La vraie réconciliation, c'est « Justice et vérité » en Afrique du sud, et les tribunaux populaires, « gacaca »-, du Rwanda. Comme il est des violences justes et, à ce titre, il faut convenir avec Frantz Fanon que c'est la violence qui vous fait sortir des ornières de la stagnation. Octobre 88 et avril 2001 en sont les sanglants témoignages.

La semaine prochaine nous parlerons de Frantz Fanon qui a si peu été évoqué et qui, dans les Damnés de la terre, a consacré aux intellectuels, à la bourgeoisie nationale et au leader, des pages que nous devrions lire et relire.
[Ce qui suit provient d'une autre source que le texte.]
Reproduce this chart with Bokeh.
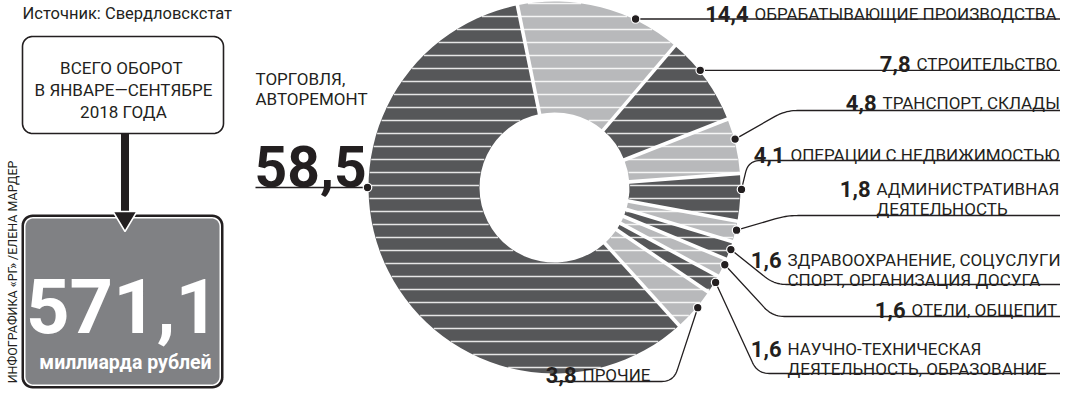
import numpy as np
from bokeh.plotting import figure
from bokeh.models import Range1d
from bokeh.embed import file_html
from bokeh.resources import INLINE
from bokeh.core.properties import value

# ---------------- data ----------------
sectors = [
    "ТОРГОВЛЯ, АВТОРЕМОНТ",
    "ОБРАБАТЫВАЮЩИЕ ПРОИЗВОДСТВА",
    "СТРОИТЕЛЬСТВО",
    "ТРАНСПОРТ, СКЛАДЫ",
    "ОПЕРАЦИИ С НЕДВИЖИМОСТЬЮ",
    "АДМИНИСТРАТИВНАЯ|ДЕЯТЕЛЬНОСТЬ",
    "ЗДРАВООХРАНЕНИЕ, СОЦУСЛУГИ|СПОРТ, ОРГАНИЗАЦИЯ ДОСУГА",
    "ОТЕЛИ, ОБЩЕПИТ",
    "НАУЧНО-ТЕХНИЧЕСКАЯ|ДЕЯТЕЛЬНОСТЬ, ОБРАЗОВАНИЕ",
    "ПРОЧИЕ",
]
shares = [58.5, 14.4, 7.8, 4.8, 4.1, 1.8, 1.6, 1.6, 1.6, 3.8]
total_value = 571.1
total_unit = "миллиарда рублей"
total_caption = ["ВСЕГО  ОБОРОТ", "В ЯНВАРЕ—СЕНТЯБРЕ", "2018 ГОДА"]
source_text = "Источник: Свердловскстат"
credit_text = "ИНФОГРАФИКА «РГ» /ЕЛЕНА МАРДЕР"

# ---------------- style / layout ----------------
DARK = "#565759"
LIGHT = "#b8b9bb"
INK = "#231f20"
BOX_GRAY = "#808184"
LABEL_FONT = "Roboto"
NUM_FONT = "Roboto"

CX, CY = 554, 187          # donut centre (picture px)
R_OUT, R_IN = 186, 75
START_DEG = -11.5           # clockwise from top, start of 2nd sector
STRIPE_Y0, STRIPE_STEP = 159, 13

# label anchor angles (clockwise from top) for each sector dot
anchor_deg = [270, 25.7, 51.2, 75, 90.6, 103.2, 109.4, 114.4, 120.5, 130]
# leader waypoints after the dot
leader_way = [
    [(255, None)],
    [(1080, None)],
    [(1080, None)],
    [(785, 110), (1080, 110)],
    [(748, 160), (1080, 160)],
    [(786, 215), (1080, 215)],
    [(774, 284), (1080, 284)],
    [(772, 316), (1080, 316)],
    [(757, 373), (1080, 373)],
    [(673, 381), (548, 381)],
]
# label text positions: (text x, baseline y of 1st line); number sits left of text
label_pos = [
    None,
    (754, 13),
    (916, 63),
    (882, 102),
    (790, 154),
    (876, 188),
    (787, 259),
    (911, 309),
    (787, 348),
    (582, 374),
]
LINE_GAP = 20
LABEL_SIZE = 17
NUM_SIZE = 22


def Y(y):
    return 405 - y


W, H = 1060, 389
p = figure(width=W, height=H, x_range=Range1d(0, 1060), y_range=Range1d(16, 405),
           output_backend="svg", toolbar_location=None, min_border=0,
           x_axis_type=None, y_axis_type=None)
p.grid.visible = False
p.outline_line_color = None
p.background_fill_color = "white"
p.border_fill_color = "white"


def txt(x, y, s, size, bold=False, font=LABEL_FONT, color=INK, align="left",
        baseline="alphabetic", angle=0.0):
    p.text(x=[x], y=[Y(y)], text=[s], text_font=value(font),
           text_font_size=value(f"{size}px"),
           text_font_style="bold" if bold else "normal",
           text_color=color, text_align=align, text_baseline=baseline, angle=angle)


def rrect(x0, y0, x1, y1, r, n=10):
    xs, ys = [], []
    corners = [(x1 - r, y0 + r, -90, 0), (x1 - r, y1 - r, 0, 90),
               (x0 + r, y1 - r, 90, 180), (x0 + r, y0 + r, 180, 270)]
    for cx, cy, a0, a1 in corners:
        for a in np.linspace(np.radians(a0), np.radians(a1), n):
            xs.append(cx + r * np.cos(a))
            ys.append(Y(cy + r * np.sin(a)))
    return xs, ys


def leader(pts, rad=12, n=12):
    out = [pts[0]]
    for i in range(1, len(pts) - 1):
        a, b, c = np.array(pts[i - 1]), np.array(pts[i]), np.array(pts[i + 1])
        d1 = (b - a) / np.linalg.norm(b - a)
        d2 = (c - b) / np.linalg.norm(c - b)
        r1 = min(rad, np.linalg.norm(b - a) * 0.5)
        r2 = min(rad, np.linalg.norm(c - b) * 0.5)
        p0, p2 = b - d1 * r1, b + d2 * r2
        for t in np.linspace(0, 1, n):
            q = (1 - t) ** 2 * p0 + 2 * (1 - t) * t * b + t ** 2 * p2
            out.append(tuple(q))
    out.append(pts[-1])
    return [q[0] for q in out], [Y(q[1]) for q in out]


def fmt(v):
    return f"{v:.1f}".replace(".", ",")


# ---------------- donut ----------------
order = list(range(1, len(shares))) + [0]
theta = START_DEG
bounds = {}
for i in order:
    span = shares[i] / sum(shares) * 360.0
    bounds[i] = (theta, theta + span)
    theta += span

for i in order:
    ts, te = bounds[i]
    p.annular_wedge(x=[CX], y=[Y(CY)], inner_radius=R_IN, outer_radius=R_OUT,
                    start_angle=np.radians(90 - te), end_angle=np.radians(90 - ts),
                    direction="anticlock",
                    fill_color=DARK if i % 2 == 0 else LIGHT, line_color=None)

# horizontal white stripes across the ring
sx0, sx1, sy = [], [], []
for yy in STRIPE_Y0 + STRIPE_STEP * np.arange(-12, 17):
    dy = yy - CY
    if abs(dy) >= R_OUT - 0.5:
        continue
    xo = np.sqrt(R_OUT ** 2 - dy ** 2) - 0.6
    if abs(dy) < R_IN:
        xi = np.sqrt(R_IN ** 2 - dy ** 2) + 0.6
        segs = [(CX - xo, CX - xi), (CX + xi, CX + xo)]
    else:
        segs = [(CX - xo, CX + xo)]
    for a, b in segs:
        sx0.append(a); sx1.append(b); sy.append(Y(yy))
p.segment(x0=sx0, y0=sy, x1=sx1, y1=sy, line_color="white", line_alpha=0.85, line_width=1.6)

# white radial gaps between sectors
gx0, gy0, gx1, gy1 = [], [], [], []
for i in order:
    t = np.radians(bounds[i][0])
    gx0.append(CX + (R_IN - 3) * np.sin(t)); gy0.append(Y(CY - (R_IN - 3) * np.cos(t)))
    gx1.append(CX + (R_OUT + 3) * np.sin(t)); gy1.append(Y(CY - (R_OUT + 3) * np.cos(t)))
p.segment(x0=gx0, y0=gy0, x1=gx1, y1=gy1, line_color="white", line_width=3.6)

# ---------------- leaders, dots, labels ----------------
dots_x, dots_y = [], []
for i in range(len(shares)):
    a = np.radians(anchor_deg[i])
    dx, dy = CX + (R_OUT + 1) * np.sin(a), CY - (R_OUT + 1) * np.cos(a)
    dots_x.append(dx); dots_y.append(Y(dy))
    pts = [(dx, dy)]
    for wx, wy in leader_way[i]:
        pts.append((wx, dy if wy is None else wy))
    lx, ly = leader(pts)
    p.line(lx, ly, line_color=INK, line_width=1.3)

p.scatter(dots_x, dots_y, size=8.5, fill_color=INK, line_color="white", line_width=1.2)

for i in range(1, len(shares)):
    tx, by = label_pos[i]
    txt(tx - 6, by, fmt(shares[i]), NUM_SIZE, bold=True, font=NUM_FONT, align="right")
    for k, line in enumerate(sectors[i].split("|")):
        txt(tx, by + k * LINE_GAP, line, LABEL_SIZE)

# main sector label
main_lines = sectors[0].replace(", ", ",|").split("|")
txt(255, 78, main_lines[0], 17)
txt(255, 98, main_lines[1], 17)
txt(254, 166, fmt(shares[0]), 57, bold=True, font=NUM_FONT)

# ---------------- left panel ----------------
txt(22, 13, source_text, 16.5)

bx, by_ = rrect(22, 36, 223, 133, 10)
p.patch(bx, by_, fill_color="white", line_color=INK, line_width=1.6)
for k, s in enumerate(total_caption):
    txt(123, 67 + k * 22, s, 17, align="center")

# outer box with double border
bx, by_ = rrect(21, 214, 223, 388, 11)
p.patch(bx, by_, fill_color=INK, line_color=None)
bx, by_ = rrect(23.5, 216.5, 220.5, 385.5, 9)
p.patch(bx, by_, fill_color="white", line_color=None)
bx, by_ = rrect(25, 218, 219, 384, 8)
p.patch(bx, by_, fill_color=BOX_GRAY, line_color=None)

# arrow
p.quad(left=[120.5], right=[128.5], top=[Y(133)], bottom=[Y(214)], fill_color=INK, line_color=None)
p.patch([112.5, 136.5, 124.5], [Y(211), Y(211), Y(231)], fill_color=INK, line_color="white", line_width=1.5)

txt(122, 305, fmt(total_value), 76, bold=True, font=NUM_FONT, color="white", align="center")
txt(125, 362, total_unit, 19.5, bold=True, font=NUM_FONT, color="white", align="center")

# vertical credit
txt(12, 160, credit_text, 12.5, align="right", angle=np.pi / 2)

open("out.html", "w").write(file_html(p, INLINE))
Elles nous renseigneraient sur les « mésaventures de la conscience nationale ».

Dans la préface qu'il lui a consacré, après celle retentissante de Jean Paul Sartre à la sortie du livre, Abdelaziz Bouteflika écrit, dans la nouvelle édition de l'Anep :

« Je conseille au lecteur de procéder à une seconde lecture qui prenne quasiment le texte à rebours et l'éclaire à partir des quelques pages de la « conclusion », magnifique de sobriété inventive, futuriste, généreuse, poème palpitant et rigoureux, fondateur d'un nouvel humanisme : « Non, nous ne voulons rattraper personne. Mais nous voulons marcher tout le temps, la nuit et le jour, en compagnie de l'homme, de tous les hommes. Il s'agit de ne pas étirer la caravane, car alors chaque rang perçoit à peine celui qui le précède et les hommes qui ne se reconnaissent plus se rencontrent de moins en moins, se parlent de moins en moins. »

Comme les voies (voix) de Dieu, celles de la mémoire et de l'oubli sont impénétrables.